In an action to recover damages for breach of contract, the *1066plaintiff appeals from an order of the Supreme Court, Queens County (O’Donoghue, J.), dated February 27, 2006, which granted the defendants’ motion for summary judgment dismissing the complaint.
Ordered that the order is affirmed, with costs.
The plaintiff was a subcontractor of the defendant Sturdy Concrete Co., Corp. (hereinafter Sturdy) with respect to a subway reconstruction contract entered into with the New York City Transit Authority (hereinafter the Transit Authority). The general contract provided that any action under the contract was required to be “commenced within six (6) months after the date of the issuance of the Final Payment Certificate.” The subcontract provided that the subcontractor’s rights were subject to all of the limitations imposed on the general contractor by the general contract. The Supreme Court correctly read this contract language as incorporating by reference into the subcontract the six-month period of limitations set forth in the general contract (see Kingsley Arms, Inc. v Sano Rubin Constr. Co., Inc., 16 AD3d 813 [2005]; Peter Scalamandre & Sons v Village Dock, 187 AD2d 496 [1992]). Since the plaintiff failed to commence the action within the applicable six-month period, Sturdy was entitled to summary judgment dismissing the complaint insofar as asserted against it on the ground that it was time-barred.

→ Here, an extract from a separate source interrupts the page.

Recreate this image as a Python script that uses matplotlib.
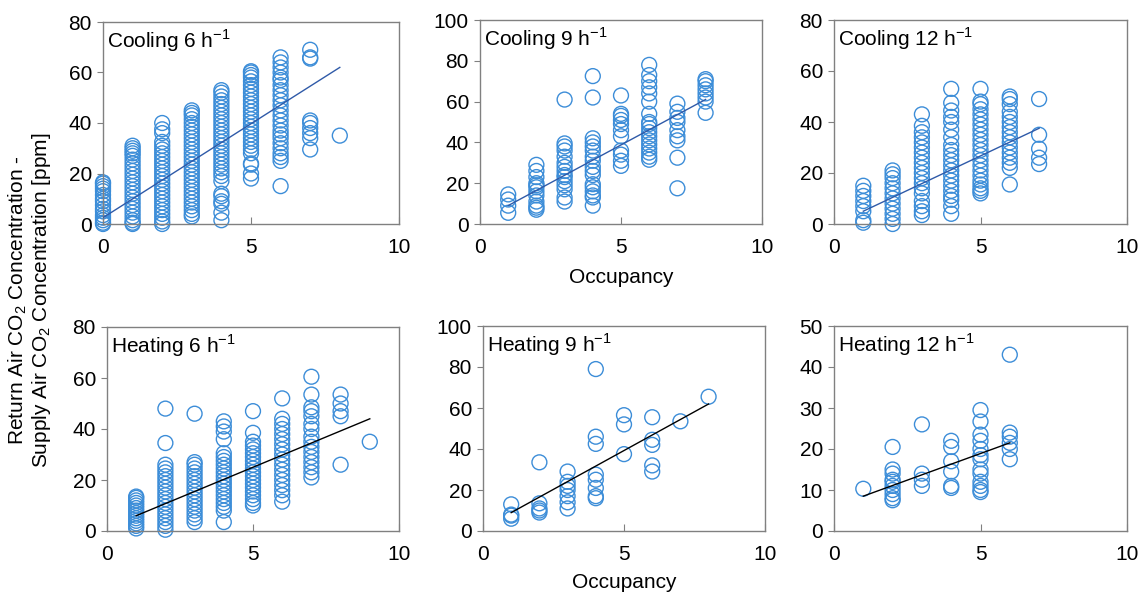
import numpy as np
import matplotlib.pyplot as plt

plt.rcParams['font.family'] = ['Liberation Sans', 'DejaVu Sans']
plt.rcParams['mathtext.fontset'] = 'custom'
plt.rcParams['mathtext.rm'] = 'Liberation Sans'

# occupancy -> list of concentration differences [ppm]
cool6 = {
    0: [0, 0.5, 1.5, 2.5, 3.5, 5, 6, 7.5, 9, 10, 11.5, 13, 14, 15, 16, 16.5],
    1: [0, 0.5, 1.5, 3, 4.5, 6, 7.5, 9, 10.5, 12, 13.5, 15, 16.5, 18, 19.5, 21, 22.5,
        24, 25.5, 27, 28, 29, 30, 31],
    2: [0, 1, 2.5, 4, 5.5, 7, 8.5, 10, 11.5, 13, 14.5, 16, 17.5, 19, 20.5, 22, 23.5,
        25, 26.5, 28, 29.5, 31, 32.5, 36, 37.5, 40],
    3: [3, 4, 5.5, 7, 8.5, 10, 11.5, 13, 14.5, 16, 17.5, 19, 20.5, 22, 23.5, 25, 26.5,
        28, 29.5, 31, 32.5, 34, 35.5, 37, 38.5, 40, 41.5, 43, 44, 45],
    4: [1.5, 4.5, 8, 9, 11, 12, 17, 19, 20.5, 22, 23.5, 25, 26.5, 28, 29.5, 31, 32.5,
        34, 35.5, 37, 38.5, 40, 41.5, 43, 44.5, 46, 47.5, 49, 50.5, 52, 53],
    5: [18, 20, 23.5, 24, 28, 29.5, 31, 32.5, 34, 35.5, 37, 38.5, 40, 41.5, 43, 44.5,
        46, 47.5, 49, 50.5, 52, 53.5, 55, 56.5, 58, 59, 60, 60.5],
    6: [15, 25, 26.5, 28, 30, 32, 34, 35.5, 37, 39, 41, 43, 45, 47, 49, 51, 53, 55,
        57, 58, 60, 62, 64, 66],
    7: [29.5, 34, 36, 38, 40, 41, 65.5, 66, 69],
    8: [35],
}
cool9 = {
    1: [5.5, 9, 12, 14.5],
    2: [7, 8, 9, 11, 14, 16, 18, 19, 20, 23, 26, 29],
    3: [11, 13, 17, 19, 21, 23, 24, 26, 28, 30, 33, 36, 38, 39.5, 61],
    4: [9, 13, 14, 16, 18, 19.5, 24, 26, 28, 31, 33, 36, 38, 40, 42, 62, 72.5],
    5: [28.5, 31, 34, 36, 43, 46, 49, 51, 53, 54, 63],
    6: [31.5, 33, 35, 37, 39, 41, 43, 45, 47, 49, 50, 54, 60, 64, 67, 70, 73, 78],
    7: [17.5, 32.5, 41, 43, 46, 50, 52, 55, 59],
    8: [54.5, 60, 62, 64, 66, 68, 70, 71],
}
cool12 = {
    1: [0.5, 1.5, 5, 7, 9, 11, 13, 15],
    2: [0, 2, 4, 6, 8, 10, 12, 14, 16, 18, 19.5, 21],
    3: [3.5, 5, 7, 9, 12, 14, 16, 18, 20, 22, 24, 26, 28, 30, 32, 34, 36, 38.5, 43],
    4: [4, 7, 9.5, 11, 13, 15, 17, 19, 21, 23, 25, 27, 29, 31, 34, 37, 40, 42, 44.5,
        47.5, 53],
    5: [12, 13, 14, 15.5, 17, 19, 21, 23, 25, 27, 29, 31, 33, 35, 37, 39, 41, 43, 45,
        47, 48, 53],
    6: [15.5, 22, 24, 26, 28, 30, 32, 34, 36, 38, 40, 42, 44, 47, 49, 50],
    7: [23.5, 26, 29.5, 35, 49],
}
heat6 = {
    1: [1, 2, 3, 4, 5, 6, 7, 8, 9, 10, 11, 12, 13, 13.5],
    2: [0.5, 2, 3.5, 5, 6.5, 8, 9.5, 11, 12.5, 14, 15.5, 17, 18.5, 20, 21.5, 23, 24.5,
        26, 34.5, 48],
    3: [3.5, 5, 6.5, 8, 9.5, 11, 12.5, 14, 15.5, 17, 18.5, 20, 21.5, 23, 24.5, 26, 27,
        46],
    4: [3.5, 8, 9.5, 11, 12.5, 14, 15.5, 17, 18.5, 20, 21.5, 23, 24.5, 26, 27.5, 29,
        30.5, 36, 39, 41, 43],
    5: [10, 11, 12.5, 14, 15.5, 17, 18.5, 20, 21.5, 23, 24.5, 26, 27.5, 29, 30.5, 32,
        33.5, 35, 38.5, 47],
    6: [11.5, 14, 16, 18, 20, 22, 24, 26, 28, 30, 32, 34, 36, 38, 40, 42, 44, 52],
    7: [21, 23, 25, 27, 29, 31, 33, 35, 37, 40, 42, 45, 47, 48.5, 53.5, 60.5],
    8: [26, 45, 47, 50, 53.5],
    9: [35],
}
heat9 = {
    1: [6, 7.5, 8, 13],
    2: [9, 10, 11, 13.5, 33.5],
    3: [11, 14, 17, 20, 22, 24, 29],
    4: [16, 17, 21, 25, 27.5, 42.5, 46, 79],
    5: [37.5, 52, 56.5],
    6: [29, 32, 42, 44.5, 55.5],
    7: [53.5],
    8: [65.5],
}
heat12 = {
    1: [10.3],
    2: [7.5, 8, 9, 10, 11, 12, 12.5, 14, 15, 20.5],
    3: [11, 12.5, 14, 26],
    4: [10.5, 11, 14.5, 17, 20.5, 22],
    5: [9.5, 10, 11, 12, 14, 15, 17.5, 18.5, 20, 22, 23.5, 26.7, 29.5],
    6: [17.5, 20, 21.5, 23, 24, 43],
}

titles = ['Cooling 6', 'Cooling 9', 'Cooling 12', 'Heating 6', 'Heating 9', 'Heating 12']
datasets = [cool6, cool9, cool12, heat6, heat9, heat12]
# linear trend lines: (slope, intercept)
trends = [(7.44, 2.5), (7.43, 1.6), (5.42, -0.4), (4.75, 1.25), (7.57, 1.4), (2.6, 5.9)]
ymaxes = [80, 100, 80, 80, 100, 50]
ysteps = [20, 20, 20, 20, 20, 10]

W, H = 1145, 596
fig = plt.figure(figsize=(W / 100, H / 100), dpi=100)

# panel boxes in pixels: left, top, right, bottom
boxes = [(103, 22, 399, 224), (480, 20, 762, 224), (834, 20, 1127, 224),
         (107, 327, 399, 531), (483, 326, 765, 531), (834, 326, 1127, 531)]

marker_col = '#3C8DD8'
frame_col = '#808080'
fs = 15

for i, (name, data) in enumerate(zip(titles, datasets)):
    l, t, r, b = boxes[i]
    ax = fig.add_axes([l / W, 1 - b / H, (r - l) / W, (b - t) / H])
    xs = [k for k, v in data.items() for _ in v]
    ys = [y for v in data.values() for y in v]
    ax.scatter(xs, ys, s=115, facecolors='none', edgecolors=marker_col,
               linewidths=1.0, zorder=2, clip_on=False)
    slope, icpt = trends[i]
    xl = np.array([min(xs), max(xs)])
    line_col = '#2F5AA8' if i < 3 else 'black'
    ax.plot(xl, slope * xl + icpt, color=line_col, lw=1.0, zorder=3)

    ax.set_xlim(0, 10)
    ax.set_ylim(0, ymaxes[i])
    ax.set_xticks([0, 5, 10])
    ax.set_yticks(np.arange(0, ymaxes[i] + 1, ysteps[i]))
    ax.tick_params(axis='x', direction='in', length=5, color=frame_col,
                   labelsize=fs, pad=10)
    ax.tick_params(axis='y', direction='out', length=4, color=frame_col,
                   labelsize=fs, pad=4)
    for sp in ax.spines.values():
        sp.set_color(frame_col)
        sp.set_linewidth(1.0)
    ax.text(0.015, 0.975, name + r' h$^{\mathregular{-1}}$', transform=ax.transAxes,
            ha='left', va='top', fontsize=fs)

fig.text(621 / W, 1 - 278 / H, 'Occupancy', ha='center', va='center', fontsize=fs)
fig.text(624 / W, 1 - 583 / H, 'Occupancy', ha='center', va='center', fontsize=fs)
fig.text(30 / W, 1 - 300 / H,
         'Return Air CO$_\\mathregular{2}$ Concentration -\n'
         'Supply Air CO$_\\mathregular{2}$ Concentration [ppm]',
         ha='center', va='center', rotation=90, fontsize=fs, linespacing=1.05)

fig.savefig('out.png', dpi=100)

The defendant Travelers Casualty & Surety Company of America (hereinafter Travelers) also was entitled to summary judgment dismissing the complaint insofar as asserted against it. The payment bond issued by Travelers, as surety, provided that Travelers shall not be subject to any action commenced “later than two years after the complete performance of [the general contract] and final settlement thereof.” Since the plaintiffs action was commenced more than two years after the complete performance and final settlement of the general contract, the complaint was time-barred insofar as asserted against Travelers (see A.C. Legnetto Constr. v Hartford Fire Ins. Co., 92 NY2d 275, 277 [1998]).
The plaintiff’s remaining contention is without merit. Spolzino, J.P, Florio, Skelos and McCarthy, JJ., concur.